In Ireland, objections to blanket Right to be Forgotten legislation have come from an unusual source: the insurance industry.
On February 5 it was reported that a bill to protect the privacy of cancer survivors has been stalled thanks to pressure from Insurance Ireland — the representative body for insurance companies across the country.
If successful, this bill would prevent cancer survivors from having to disclose their medical history after five years without active treatment have passed. Based on the EU’s Right to be Forgotten legislation, the bill would deny companies offering services such as loans and insurance access to their customers’ confidential medical information.
As things currently stand, cancer survivors are obligated to reveal their medical history, even when they have been in remission for a number of years — and many believe that this prevents them from accessing products such as loans and insurance. But Insurance Ireland has argued that this is simply a misconception.
“This is not the case, with the majority of life assurance applications where a cancer diagnosis is disclosed being accepted at either standard rates or with an additional premium, depending on the condition of the individual,” a spokesperson told the Irish Examiner.
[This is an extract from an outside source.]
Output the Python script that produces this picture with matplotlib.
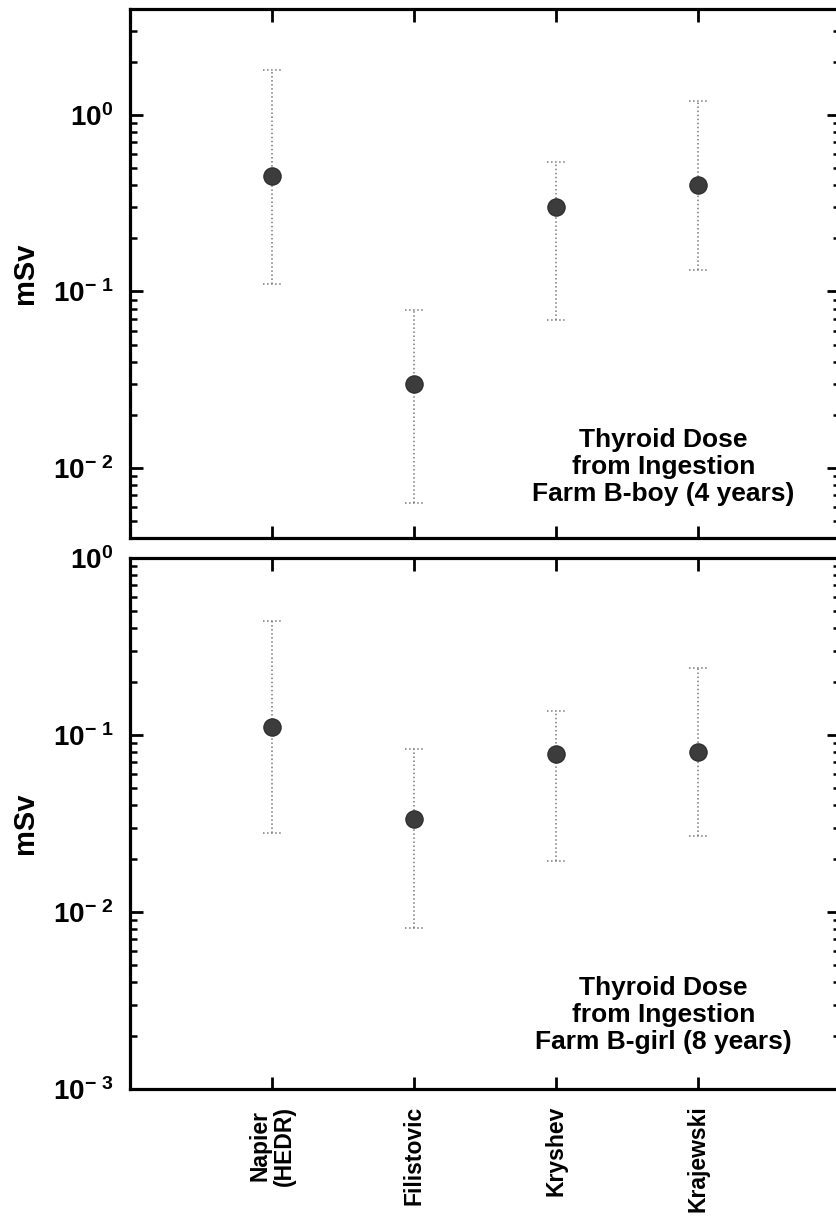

On a European level, representatives from the insurance industry have been lobbying against the blanket application of Right to be Forgotten laws — and this bill is just one example. In an interview with the Business Post, Insurance Ireland explained that this legislation “undermine[s] insurance offerings, since the true risk of underwriting would be unknown.”
But Rachel Murrogh of the Irish Cancer Society has hit back, arguing that such claims are false — and that she’s heard plenty of evidence of discrimination against cancer survivors. Ultimately, though, campaigners just want the bill to be considered away from the influence of the insurance industry lobby.
“Industry should not decide what laws do and don’t progress,” Murrogh told the Irish Examiner. “The Bill should have gone to Committee stage so that all perspectives could be heard.”
It’s a position supported by Catherine Ardagh, the Fianna Fáil Senator who co-proposed the bill. She said, “Cancer survivors go through more than most of us can imagine. They are warriors. The Right to be Forgotten is something legislators should embrace wholeheartedly. I was extremely disappointed my colleagues failed to do so in December. I look forward to them doing so very soon.”